Vietnam''s fisheries minister Ta Quang Ngoc was given red-carpet treatment during a working visit to Morocco last month when he was accorded a meeting with prime minister Driss Jettou.
The significance of the meeting serves to highlight how Morocco is expanding fisheries trade with other developing countries, following the EU's failure to convince Morocco to sign a long-term deal for EU vessels in Moroccan waters.
M. Jettou said, according to Arab agency reports, that the prime minister emphasised the importance of cooperation in the fisheries sector and the fact that Morocco is very interested in learning know-how from Vietnam in the fish-farming sector. There are plans for Vietnamese experts to work on this in Morocco, the reports said.
This comes against a background of fish production and job creation plans by the fisheries minister M. Taieb Rhafès. The aim is reported to be to increase the current production from 930,000 tpa to two million tpa by 2007 and create 90,000 new fish-related jobs at the same time. This would include 15,000 tonnes from fish farming.
The future value of that kind of production will depend on how far Morocco continues to expand its value-added processing sector away from the export of raw material.

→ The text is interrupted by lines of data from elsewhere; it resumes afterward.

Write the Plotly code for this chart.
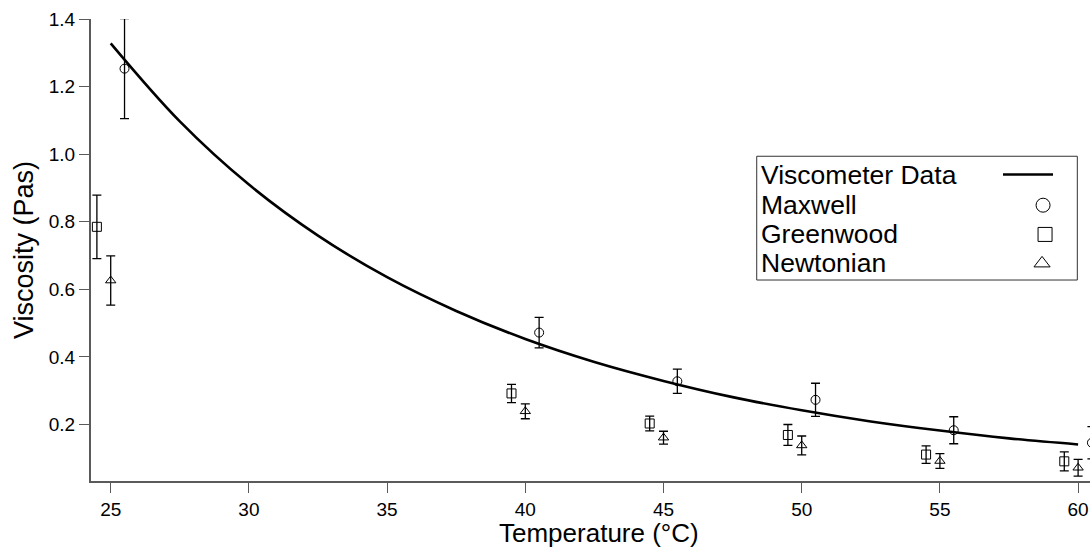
import plotly.graph_objects as go

# ---- data ----
curve_T = [25.0, 27.5, 30.0, 32.5, 35.0, 37.5, 40.0, 42.5, 45.0, 47.5, 50.0, 52.5, 55.0, 57.5, 60.0]
curve_visc = [1.328, 1.097, 0.910, 0.759, 0.636, 0.536, 0.453, 0.385, 0.329, 0.281, 0.242, 0.209, 0.182, 0.159, 0.141]

maxwell_T = [25.5, 40.5, 45.5, 50.5, 55.5, 60.5]
maxwell_visc = [1.253, 0.472, 0.328, 0.273, 0.183, 0.146]
maxwell_err = [0.148, 0.045, 0.036, 0.049, 0.040, 0.048]

greenwood_T = [24.5, 39.5, 44.5, 49.5, 54.5, 59.5]
greenwood_visc = [0.785, 0.292, 0.203, 0.169, 0.111, 0.091]
greenwood_err = [0.094, 0.027, 0.022, 0.031, 0.026, 0.028]

newtonian_T = [25, 40, 45, 50, 55, 60]
newtonian_visc = [0.626, 0.239, 0.161, 0.138, 0.092, 0.072]
newtonian_err = [0.073, 0.022, 0.019, 0.028, 0.022, 0.025]

x_ticks = [25, 30, 35, 40, 45, 50, 55, 60]
y_ticks = [0.2, 0.4, 0.6, 0.8, 1.0, 1.2, 1.4]

legend_names = ["Viscometer Data", "Maxwell", "Greenwood", "Newtonian"]

FONT = "Arial, 'Liberation Sans', sans-serif"
AXIS_COLOR = "#5a5a5a"

fig = go.Figure()

fig.add_trace(go.Scatter(
    x=curve_T, y=curve_visc, mode="lines",
    line=dict(color="black", width=2.6, shape="spline", smoothing=1.0),
    showlegend=False, hoverinfo="skip"))


def points(xs, ys, es, symbol):
    return go.Scatter(
        x=xs, y=ys, mode="markers",
        marker=dict(symbol=symbol, size=9, color="black", line=dict(width=1, color="black")),
        error_y=dict(type="data", array=es, visible=True, color="black", thickness=1.3, width=4.5),
        showlegend=False)


fig.add_trace(points(maxwell_T, maxwell_visc, maxwell_err, "circle-open"))
fig.add_trace(points(greenwood_T, greenwood_visc, greenwood_err, "square-open"))
fig.add_trace(points(newtonian_T, newtonian_visc, newtonian_err, "triangle-up-open"))

# ---- custom legend (text left, symbol right) on an overlay axis in plot-fraction units ----
leg_x0, leg_x1, leg_y0, leg_y1 = 0.6664, 0.9873, 0.435, 0.7029
row_y = [0.6634, 0.597, 0.5337, 0.471]
fig.add_shape(type="rect", xref="x domain", yref="y domain",
              x0=leg_x0, x1=leg_x1, y0=leg_y0, y1=leg_y1,
              line=dict(color="#333333", width=1), fillcolor="white", layer="below")
for name, ry in zip(legend_names, row_y):
    fig.add_annotation(xref="x domain", yref="y domain", x=0.6684, y=ry,
                       text=name, showarrow=False, xanchor="left", yanchor="middle",
                       font=dict(family=FONT, size=26.5, color="black"))
fig.add_trace(go.Scatter(x=[0.9129, 0.963], y=[row_y[0], row_y[0]], mode="lines",
                         line=dict(color="black", width=2.4), xaxis="x2", yaxis="y2",
                         showlegend=False, hoverinfo="skip", cliponaxis=False))
for sym, sx, ry in zip(["circle-open", "square-open", "triangle-up-open"],
                       [0.953, 0.955, 0.952], row_y[1:]):
    fig.add_trace(go.Scatter(x=[sx], y=[ry], mode="markers",
                             marker=dict(symbol=sym, size=14, color="black", line=dict(width=1)),
                             xaxis="x2", yaxis="y2", showlegend=False, hoverinfo="skip",
                             cliponaxis=False))

fig.add_annotation(xref="paper", yref="paper", x=0.5085, y=-0.1135,
                   text="Temperature (°C)", showarrow=False, xanchor="center", yanchor="middle",
                   font=dict(family=FONT, size=26, color="black"))

fig.update_layout(
    width=1090, height=547,
    margin=dict(l=91, r=0, t=18.5, b=65.7, pad=0),
    paper_bgcolor="white", plot_bgcolor="white",
    font=dict(family=FONT, color="black"),
    showlegend=False,
    xaxis=dict(range=[24.287, 60.43], tickvals=x_ticks, ticktext=[str(t) for t in x_ticks],
               showgrid=False, zeroline=False, showline=True, linecolor=AXIS_COLOR, linewidth=2,
               ticks="outside", ticklen=10, tickwidth=1.3, tickcolor=AXIS_COLOR,
               tickfont=dict(family=FONT, size=19, color="black"), mirror=False),
    yaxis=dict(range=[0.0328, 1.4], tickvals=y_ticks, ticktext=[f"{t:.1f}" for t in y_ticks],
               showgrid=False, zeroline=False, showline=True, linecolor=AXIS_COLOR, linewidth=2,
               ticks="outside", ticklen=10, tickwidth=1.3, tickcolor=AXIS_COLOR,
               tickfont=dict(family=FONT, size=19, color="black"),
               title=dict(text="Viscosity (Pas)", font=dict(family=FONT, size=27, color="black"),
                          standoff=7)),
    xaxis2=dict(range=[0, 1], overlaying="x", visible=False, fixedrange=True),
    yaxis2=dict(range=[0, 1], overlaying="y", visible=False, fixedrange=True),
)

fig.write_html("out.html", config={"displayModeBar": False},
               post_script="document.body.style.margin='0px';document.body.style.padding='0px';")
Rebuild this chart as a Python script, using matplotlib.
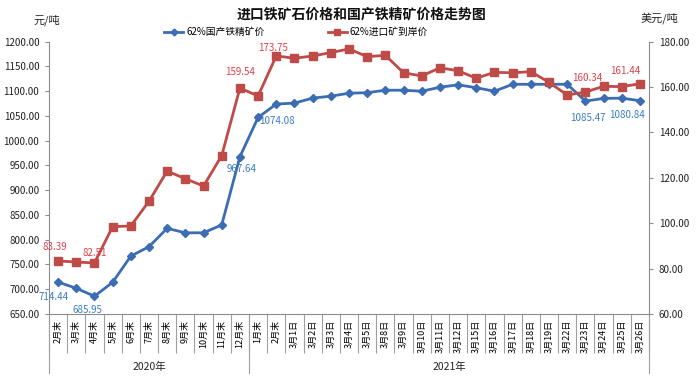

Morocco already has a major presence in the European bottled and canned anchovy market, for example.
The government has a long-standing aim also of doubling national per head annual consumption of fish to around 14kg, and this is part of a strategy to make the country more food-sufficient and less import-dependent.
The Vietnamese are becoming active across the region and minister Ngoc has signed a similar collaboration agreement on personnel and know-how transfer with Egypt.